The state of being mentally and emotionally sensitized to an object of suffering constitutes the first stepping stone of compassion as a process. This step has been called mindfulness, attentiveness, and resonance as well as awareness. While awareness is the starting point of compassion, many view it as an important part of every step in a compassionate life, because it is a method of training and practice in compassion.
Both awareness and mindfulness techniques are associated with contemplative and meditative practices of all types including Christian prayer and Buddhist meditation. Without extensive practice, most people cannot keep their minds free of extraneous, largely random thoughts for more than a few seconds unless their minds are actively engaged in a task. Awareness and mindfulness practice typically include exercises in keeping one’s mind from jumping from one thought to another, putting one in a meditative frame of mind.
Recent neurological research has demonstrated that people like Buddhist monks who meditate extensively have brain wave patterns associated with calm, peaceful states of mind. These states of extreme awareness and mindfulness have been found to be conducive to retaining a compassionate disposition. Consequently, training in cultivating compassion often includes awareness exercises as well.

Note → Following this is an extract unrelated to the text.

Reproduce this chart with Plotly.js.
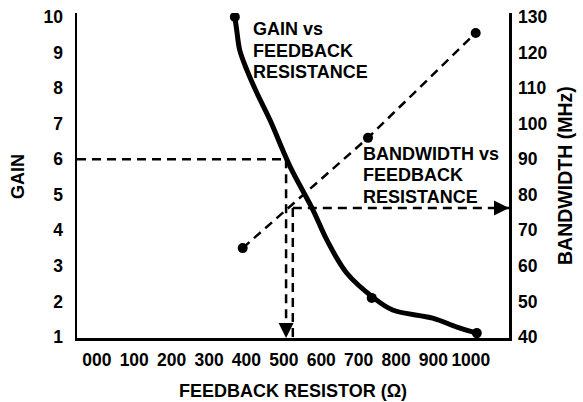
<!DOCTYPE html>
<html>
<head>
<meta charset="utf-8">
<script src="https://cdn.plot.ly/plotly-3.0.1.min.js"></script>
<style>html,body{margin:0;padding:0;background:#fff;}#chart{width:583px;height:402px;}</style>
</head>
<body>
<div id="chart"></div>
<script>
// ---- data ----
const resistorTicks = [0, 100, 200, 300, 400, 500, 600, 700, 800, 900, 1000];
const resistorTickText = ['000', '100', '200', '300', '400', '500', '600', '700', '800', '900', '1000'];
const gainTicks = [1, 2, 3, 4, 5, 6, 7, 8, 9, 10];
const bwTicks = [40, 50, 60, 70, 80, 90, 100, 110, 120, 130];

// gain vs feedback resistance (smooth curve)
const gainR = [369, 374, 382, 401, 428, 463, 497, 521, 578, 615, 668, 738, 791, 898, 963, 1016];
const gainG = [10, 9.63, 9.07, 8.51, 7.86, 7.10, 6.26, 5.70, 4.57, 3.73, 2.80, 2.12, 1.76, 1.53, 1.28, 1.11];
// measured points on the gain curve
const gainDotR = [369, 735, 1016];
const gainDotG = [10, 2.10, 1.11];

// bandwidth vs feedback resistance
const bwR = [390, 725, 1013];
const bwMHz = [65, 96, 125.5];

// reading example: gain of 6 -> resistor -> bandwidth
const exGain = 6;
const exR_gain = 506;
const exR_bw = 524;
const exBW = 76.3;

// text
const gainNote = ['GAIN vs', 'FEEDBACK', 'RESISTANCE'];
const bwNote = ['BANDWIDTH vs', 'FEEDBACK', 'RESISTANCE'];
const xTitle = 'FEEDBACK RESISTOR (Ω)';
const yTitle = 'GAIN';
const y2Title = 'BANDWIDTH (MHz)';

// ---- layout helpers ----
const W = 583, H = 402;
const M = {l: 77, r: 74, t: 13, b: 64};
const PW = W - M.l - M.r, PH = H - M.t - M.b;
const px2x = p => (p - M.l) / PW;          // pixel -> paper x
const px2y = p => (H - M.b - p) / PH;      // pixel -> paper y

const xRange = [-53, 1102];
const gRange = [0.972, 10.11];
const bRange = [39.72, 131.1];

const fam = 'Liberation Sans, Arial, Helvetica, sans-serif';
const tickFont = {family: fam, size: 17.5, color: '#000', weight: 'bold'};
const titleFont = {family: fam, size: 18, color: '#000', weight: 'bold'};
const noteFont = {family: fam, size: 18, color: '#000', weight: 'bold'};
const dashLine = {color: '#000', width: 2.5, dash: '9px,6px'};

const traces = [
  {x: gainR, y: gainG, mode: 'lines', line: {color: '#000', width: 5, shape: 'spline', smoothing: 1}, hoverinfo: 'skip'},
  {x: gainDotR, y: gainDotG, mode: 'markers', marker: {color: '#000', size: 10}, hoverinfo: 'skip'},
  {x: bwR, y: bwMHz, yaxis: 'y2', mode: 'lines+markers', line: dashLine, marker: {color: '#000', size: 10}, hoverinfo: 'skip'}
];

const notes = [];
gainNote.forEach((t, i) => notes.push({xref: 'paper', yref: 'paper', x: px2x(251), y: px2y(29 + i * 21.5),
  xanchor: 'left', yanchor: 'middle', text: t, showarrow: false, font: noteFont}));
bwNote.forEach((t, i) => notes.push({xref: 'paper', yref: 'paper', x: px2x(361), y: px2y(153.5 + i * 21.5),
  xanchor: 'left', yanchor: 'middle', text: t, showarrow: false, font: noteFont}));

const layout = {
  width: W, height: H,
  margin: {l: M.l, r: M.r, t: M.t, b: M.b, pad: 0},
  paper_bgcolor: '#fff', plot_bgcolor: '#fff',
  showlegend: false,
  xaxis: {
    range: xRange, tickvals: resistorTicks, ticktext: resistorTickText,
    showline: true, linecolor: '#000', linewidth: 2.5, ticks: '', showgrid: false, zeroline: false,
    tickfont: tickFont, ticklabelstandoff: 4
  },
  yaxis: {
    range: gRange, tickvals: gainTicks,
    showline: true, linecolor: '#000', linewidth: 2.5, ticks: '', showgrid: false, zeroline: false,
    tickfont: tickFont, ticklabelstandoff: 8
  },
  yaxis2: {
    range: bRange, tickvals: bwTicks, overlaying: 'y', side: 'right',
    showline: true, linecolor: '#000', linewidth: 2.5, ticks: '', showgrid: false, zeroline: false,
    tickfont: tickFont, ticklabelstandoff: 3
  },
  shapes: [
    {type: 'line', xref: 'x', yref: 'y', x0: xRange[0], x1: exR_gain, y0: exGain, y1: exGain, line: dashLine},
    {type: 'line', xref: 'x', yref: 'y', x0: exR_gain, x1: exR_gain, y0: exGain, y1: gRange[0], line: dashLine},
    {type: 'line', xref: 'x', yref: 'y2', x0: exR_bw, x1: exR_bw, y0: exBW, y1: bRange[0], line: dashLine},
    {type: 'line', xref: 'x', yref: 'y2', x0: exR_bw, x1: xRange[1], y0: exBW, y1: exBW, line: dashLine}
  ],
  annotations: [
    {xref: 'x', yref: 'paper', x: exR_gain, y: 0, text: '', showarrow: true, ax: 0, ay: -11,
     arrowhead: 2, arrowsize: 1.2, arrowwidth: 2.5, arrowcolor: '#000'},
    {xref: 'paper', yref: 'y2', x: 1, y: exBW, text: '', showarrow: true, ax: -11, ay: 0,
     arrowhead: 2, arrowsize: 1.2, arrowwidth: 2.5, arrowcolor: '#000'},
    {xref: 'paper', yref: 'paper', x: 0.5, y: px2y(391), xanchor: 'center', yanchor: 'middle',
     text: xTitle, showarrow: false, font: titleFont},
    {xref: 'paper', yref: 'paper', x: px2x(18), y: px2y(177), xanchor: 'center', yanchor: 'middle', textangle: -90,
     text: yTitle, showarrow: false, font: titleFont},
    {xref: 'paper', yref: 'paper', x: px2x(565), y: px2y(176), xanchor: 'center', yanchor: 'middle', textangle: -90,
     text: y2Title, showarrow: false, font: {family: fam, size: 19.5, color: '#000', weight: 'bold'}}
  ].concat(notes)
};

Plotly.newPlot('chart', traces, layout, {displayModeBar: false, staticPlot: true});
</script>
</body>
</html>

The most popular and well known form of awareness development is the Mindfulness-Based Stress Reduction (MBSR) program developed by Jon Kabat-Zinn. While mindfulness is not a prerequisite of compassion, it has been found to be very useful in mediation intended to facilitate or cultivate compassion.
Anyone trying to live a life of compassion learns that without mental preparation and practice, compassion-distracting thoughts and feelings can emerge. One such distraction is the so called compassion fatigue, commonly associated with failing to be self-compassionate while simultaneously serving others compassionately. Awareness or mindfulness meditation experiences help a compassion-oriented person from getting off course.